The Ebbinghaus illusion or Titchener circles is an optical illusion of relative size perception. Named for its discoverer, the German psychologist Hermann Ebbinghaus (1850–1909), the illusion was popularized in the English-speaking world by Edward B. Titchener in a 1901 textbook of experimental psychology, hence its alternative name "Titchener circles". In the best-known version of the illusion, two circles of identical size are placed near to each other, and one is surrounded by large circles while the other is surrounded by small circles. As a result of the juxtaposition of circles, the central circle surrounded by large circles appears smaller than the central circle surrounded by small circles.
Recent work suggests that two other critical factors involved in the perception of the Ebbinghaus illusion are the distance of the surrounding circles from the central circle and the completeness of the annulus, which makes the illusion comparable in nature to the Delboeuf illusion.

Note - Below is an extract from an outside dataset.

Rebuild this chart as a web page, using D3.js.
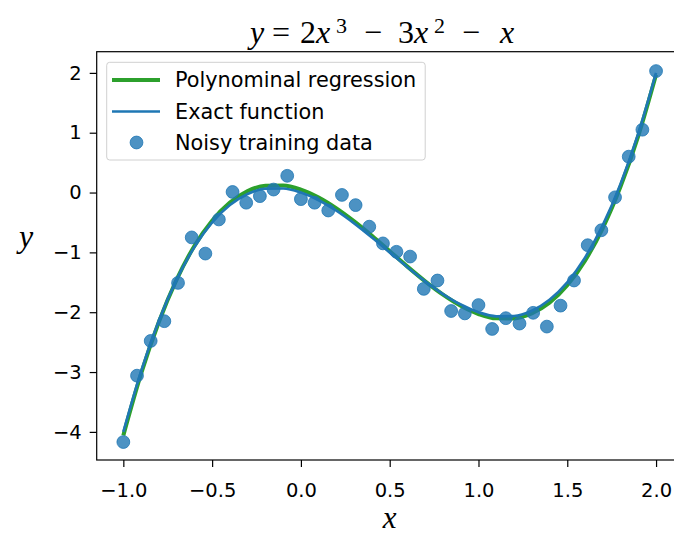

Regardless of relative size, if the surrounding circles are closer to the central circle, the central circle appears larger and if the surrounding circles are far away, the central circle appears smaller. While the distance variable appears to be an active factor in the perception of relative size, the size of the surrounding circles limits how close they can be to the central circle, resulting in many studies confounding the two variables.
The watercolor illusion, also referred to as the water-color effect, is an optical illusion in which a white area takes on a pale tint of a thin, bright, intensely colored polygon surrounding it if the colored polygon is itself surrounded by a thin, darker border. The inner and outer borders of watercolor illusion objects often are of complementary colors.
The watercolor illusion is best when the inner and outer contours have chromaticity in opposite directions in color space. The most common complimentary pair is orange and purple. The watercolor illusion is dependent on the combination of luminance and color contrast of the contour lines in order to have the color spreading effect occur.